### Goal
Both the line containing "Generate a Python" and the line containing "x_for = [c + bar_w / 2 for c in centers]" belong in the copy, as do all lines between them, copied exactly; pictures do not.

### Data shown
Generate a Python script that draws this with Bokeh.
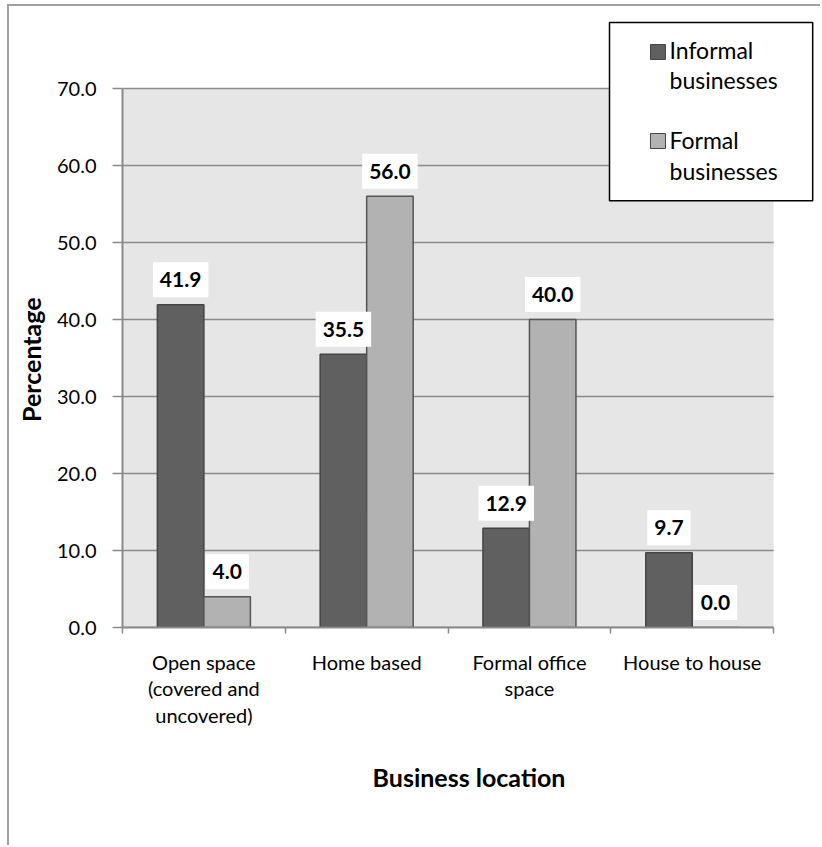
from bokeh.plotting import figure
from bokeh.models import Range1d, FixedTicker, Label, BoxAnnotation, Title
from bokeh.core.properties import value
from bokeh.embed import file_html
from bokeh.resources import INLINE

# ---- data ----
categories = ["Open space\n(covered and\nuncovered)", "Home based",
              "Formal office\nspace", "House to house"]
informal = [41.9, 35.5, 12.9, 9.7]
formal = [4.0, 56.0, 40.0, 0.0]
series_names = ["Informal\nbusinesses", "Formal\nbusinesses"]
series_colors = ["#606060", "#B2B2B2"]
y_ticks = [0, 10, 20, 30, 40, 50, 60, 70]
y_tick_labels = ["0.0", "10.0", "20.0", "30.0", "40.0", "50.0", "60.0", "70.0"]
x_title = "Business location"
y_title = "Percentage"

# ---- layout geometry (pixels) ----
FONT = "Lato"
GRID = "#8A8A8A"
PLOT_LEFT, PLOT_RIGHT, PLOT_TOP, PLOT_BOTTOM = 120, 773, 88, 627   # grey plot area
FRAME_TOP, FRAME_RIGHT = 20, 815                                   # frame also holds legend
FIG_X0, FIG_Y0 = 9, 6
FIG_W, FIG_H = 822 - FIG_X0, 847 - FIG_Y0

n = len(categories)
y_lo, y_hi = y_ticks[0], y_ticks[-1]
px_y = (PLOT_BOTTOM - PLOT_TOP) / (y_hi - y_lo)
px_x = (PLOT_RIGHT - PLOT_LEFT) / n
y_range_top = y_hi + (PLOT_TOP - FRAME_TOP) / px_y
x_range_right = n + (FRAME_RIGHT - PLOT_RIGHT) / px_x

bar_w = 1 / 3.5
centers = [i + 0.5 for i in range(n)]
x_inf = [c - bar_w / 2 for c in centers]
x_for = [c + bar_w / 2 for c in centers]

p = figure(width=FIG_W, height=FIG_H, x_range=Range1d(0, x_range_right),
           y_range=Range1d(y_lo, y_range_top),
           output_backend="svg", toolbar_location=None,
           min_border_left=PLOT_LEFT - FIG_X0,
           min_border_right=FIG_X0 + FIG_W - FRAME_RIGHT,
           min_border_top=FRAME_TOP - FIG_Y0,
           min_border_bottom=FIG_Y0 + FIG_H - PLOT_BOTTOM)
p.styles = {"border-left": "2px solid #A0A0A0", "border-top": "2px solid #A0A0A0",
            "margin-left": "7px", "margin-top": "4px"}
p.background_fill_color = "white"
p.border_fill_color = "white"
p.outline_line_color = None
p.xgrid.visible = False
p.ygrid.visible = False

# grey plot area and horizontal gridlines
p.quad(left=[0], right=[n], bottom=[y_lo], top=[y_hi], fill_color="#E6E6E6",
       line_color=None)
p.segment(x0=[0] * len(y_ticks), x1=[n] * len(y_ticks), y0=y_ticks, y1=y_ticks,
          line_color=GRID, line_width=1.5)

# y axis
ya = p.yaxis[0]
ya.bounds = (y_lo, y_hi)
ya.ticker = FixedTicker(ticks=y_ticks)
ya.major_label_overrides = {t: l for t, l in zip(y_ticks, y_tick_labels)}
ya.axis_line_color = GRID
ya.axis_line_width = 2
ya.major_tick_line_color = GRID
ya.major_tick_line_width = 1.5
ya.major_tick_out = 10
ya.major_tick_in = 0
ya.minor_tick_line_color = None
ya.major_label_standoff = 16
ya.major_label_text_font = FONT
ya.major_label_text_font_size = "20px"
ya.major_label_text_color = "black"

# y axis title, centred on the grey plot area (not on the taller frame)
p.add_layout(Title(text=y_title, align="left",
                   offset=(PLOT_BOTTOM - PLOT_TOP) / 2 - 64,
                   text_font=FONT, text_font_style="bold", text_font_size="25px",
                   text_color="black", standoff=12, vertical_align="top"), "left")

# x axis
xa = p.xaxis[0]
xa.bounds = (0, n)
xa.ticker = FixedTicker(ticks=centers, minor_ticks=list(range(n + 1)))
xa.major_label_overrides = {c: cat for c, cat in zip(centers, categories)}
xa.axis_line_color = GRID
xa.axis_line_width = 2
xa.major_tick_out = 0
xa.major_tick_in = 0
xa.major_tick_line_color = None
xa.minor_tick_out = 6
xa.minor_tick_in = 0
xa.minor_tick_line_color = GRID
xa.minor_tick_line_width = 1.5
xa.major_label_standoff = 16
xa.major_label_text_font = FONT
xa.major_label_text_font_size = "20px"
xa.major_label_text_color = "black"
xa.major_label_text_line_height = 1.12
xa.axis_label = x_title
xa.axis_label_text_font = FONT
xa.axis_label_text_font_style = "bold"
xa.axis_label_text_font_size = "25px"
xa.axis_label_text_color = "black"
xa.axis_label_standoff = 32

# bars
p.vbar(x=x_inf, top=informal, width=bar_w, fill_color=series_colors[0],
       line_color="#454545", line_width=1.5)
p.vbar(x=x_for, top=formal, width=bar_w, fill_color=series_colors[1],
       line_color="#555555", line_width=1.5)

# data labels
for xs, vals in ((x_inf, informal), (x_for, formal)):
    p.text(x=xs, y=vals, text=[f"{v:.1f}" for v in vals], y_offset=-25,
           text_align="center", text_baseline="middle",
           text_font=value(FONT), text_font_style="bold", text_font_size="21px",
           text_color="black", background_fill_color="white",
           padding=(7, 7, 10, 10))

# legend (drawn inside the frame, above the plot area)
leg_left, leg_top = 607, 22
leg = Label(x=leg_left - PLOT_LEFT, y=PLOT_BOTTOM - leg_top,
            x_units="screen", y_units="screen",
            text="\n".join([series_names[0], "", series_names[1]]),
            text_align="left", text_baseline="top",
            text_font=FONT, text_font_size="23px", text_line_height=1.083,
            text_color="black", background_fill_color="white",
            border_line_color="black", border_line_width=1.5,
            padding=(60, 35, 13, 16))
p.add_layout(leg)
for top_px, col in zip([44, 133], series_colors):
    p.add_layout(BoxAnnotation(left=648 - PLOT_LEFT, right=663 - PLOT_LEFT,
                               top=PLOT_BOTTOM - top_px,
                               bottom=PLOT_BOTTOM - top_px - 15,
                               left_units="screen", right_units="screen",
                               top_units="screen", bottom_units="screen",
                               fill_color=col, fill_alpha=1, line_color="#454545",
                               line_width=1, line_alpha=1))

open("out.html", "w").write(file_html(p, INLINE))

--

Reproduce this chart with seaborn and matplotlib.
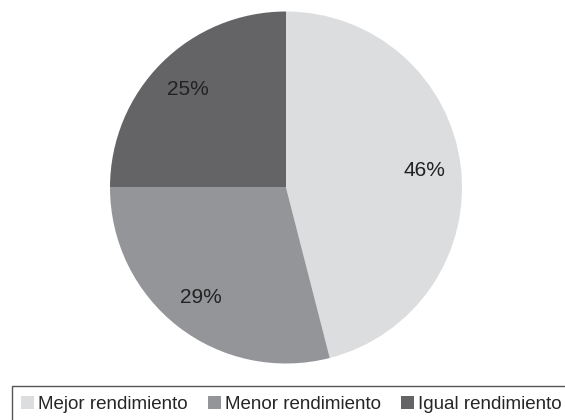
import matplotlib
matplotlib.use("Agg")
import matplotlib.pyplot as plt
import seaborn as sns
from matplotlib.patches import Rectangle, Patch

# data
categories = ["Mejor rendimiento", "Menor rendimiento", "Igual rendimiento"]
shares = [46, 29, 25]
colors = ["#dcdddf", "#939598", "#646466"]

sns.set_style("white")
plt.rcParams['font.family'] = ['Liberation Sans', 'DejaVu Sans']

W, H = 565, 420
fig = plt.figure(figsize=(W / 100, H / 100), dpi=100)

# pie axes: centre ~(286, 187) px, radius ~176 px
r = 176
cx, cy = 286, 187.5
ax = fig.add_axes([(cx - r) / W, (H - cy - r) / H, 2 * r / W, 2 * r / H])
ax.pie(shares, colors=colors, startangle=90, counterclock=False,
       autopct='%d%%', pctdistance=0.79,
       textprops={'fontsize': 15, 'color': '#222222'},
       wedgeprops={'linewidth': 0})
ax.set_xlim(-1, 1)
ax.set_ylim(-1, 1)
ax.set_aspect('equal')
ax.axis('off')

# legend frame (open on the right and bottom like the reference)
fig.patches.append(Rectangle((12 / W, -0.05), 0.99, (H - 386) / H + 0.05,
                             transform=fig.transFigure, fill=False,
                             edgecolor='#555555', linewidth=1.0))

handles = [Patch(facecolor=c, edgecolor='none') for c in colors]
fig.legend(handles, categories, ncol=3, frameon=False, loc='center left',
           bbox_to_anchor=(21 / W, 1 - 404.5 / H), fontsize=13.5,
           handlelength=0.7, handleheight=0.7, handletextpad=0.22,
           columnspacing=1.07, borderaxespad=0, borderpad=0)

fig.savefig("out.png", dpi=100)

### Finished exercise
Generate a Python script that draws this with Bokeh.
from bokeh.plotting import figure
from bokeh.models import Range1d, FixedTicker, Label, BoxAnnotation, Title
from bokeh.core.properties import value
from bokeh.embed import file_html
from bokeh.resources import INLINE

# ---- data ----
categories = ["Open space\n(covered and\nuncovered)", "Home based",
              "Formal office\nspace", "House to house"]
informal = [41.9, 35.5, 12.9, 9.7]
formal = [4.0, 56.0, 40.0, 0.0]
series_names = ["Informal\nbusinesses", "Formal\nbusinesses"]
series_colors = ["#606060", "#B2B2B2"]
y_ticks = [0, 10, 20, 30, 40, 50, 60, 70]
y_tick_labels = ["0.0", "10.0", "20.0", "30.0", "40.0", "50.0", "60.0", "70.0"]
x_title = "Business location"
y_title = "Percentage"

# ---- layout geometry (pixels) ----
FONT = "Lato"
GRID = "#8A8A8A"
PLOT_LEFT, PLOT_RIGHT, PLOT_TOP, PLOT_BOTTOM = 120, 773, 88, 627   # grey plot area
FRAME_TOP, FRAME_RIGHT = 20, 815                                   # frame also holds legend
FIG_X0, FIG_Y0 = 9, 6
FIG_W, FIG_H = 822 - FIG_X0, 847 - FIG_Y0

n = len(categories)
y_lo, y_hi = y_ticks[0], y_ticks[-1]
px_y = (PLOT_BOTTOM - PLOT_TOP) / (y_hi - y_lo)
px_x = (PLOT_RIGHT - PLOT_LEFT) / n
y_range_top = y_hi + (PLOT_TOP - FRAME_TOP) / px_y
x_range_right = n + (FRAME_RIGHT - PLOT_RIGHT) / px_x

bar_w = 1 / 3.5
centers = [i + 0.5 for i in range(n)]
x_inf = [c - bar_w / 2 for c in centers]
x_for = [c + bar_w / 2 for c in centers]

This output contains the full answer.